Researchers can determine whether a child is using such a rule in some set of problems by testing him or her on a number of division problems. The child is said to be using the rule whenever the pattern of behaviors (answers or methods of solution) on some set of the problems fits the rule. The child does not have to state the rule explicitly.
Though the concept of "rule" was controversial two decades ago, today it provides a basis for one of the most promising approaches for exact specification of the cognitive structures underlying child performance. Indeed, it also promises more generally to provide a powerful tool for describing change and continuity in cognitive organization.
In practice, research based on the rule-assessment approach has been characterized by two prominent features. First, it has provided highly differentiated models of regularities in behavior across contexts, including not only correct performances but also errors. This research has articulated the Piagetian hypothesis that errors form coherent patterns that derive from developmentally immature procedures (see Roberts, 1981; Siegler, 1981, 1983). Thus, both errors and correct performances can serve as indexes of the current state of a child's rule system for a particular task domain.
Second, the rule-assessment approach has fostered what might be called a "particulate" view of the child's mind. The methods are designed to detect rules in specified, interrelated tasks, in which the rules are described in terms closely tied to the tasks. Changes in performance are typically explained in terms of modifications, additions, or deletions of particular rules. Just as the philosopher Hume was criticized for depicting the mind as a "bundle of perceptions," some researchers who use rule-assessment techniques might be criticized for depicting the mind as a bundle of rules. Although such localism avoids the postulation of global, vague cognitive metamorphoses, it is in danger of treating the child too narrowly—as merely a solver of division problems, for example.
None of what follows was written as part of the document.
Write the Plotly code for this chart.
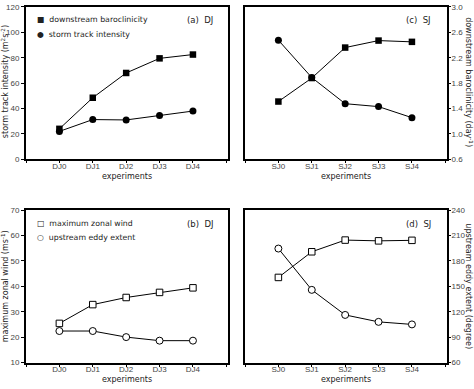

This pull toward the particular seems to be necessary if researchers are to deal with the effects of specific environments, but there is no need to stop with the particular. In some work in this tradition, children's goals figure in the definition of every rule, and these goals can apply across situations. Moreover, the idea of a rule system seems to have within it the seeds of an approach that combines the particular with the general, because rules must articulate with one another in such a system (Anderson, 1982; Siegler and Klahr, 1982) and because the construction of rules must be determined in part by the general nature of the child's information-processing system.
What seems to be required is the construction of a framework that expressly integrates methods for examining large-scale developmental changes, such as the general developmental levels, with approaches for analyzing particular rule systems. Toward this end, a straightforward approach would combine the use of developmental scales to analyze broad-scale patterns with the use of rule-assessment methods to analyze particular sets of tasks included in those scales. Thus, developmentalists can move toward a richer, fuller portrait of the development of the child in context.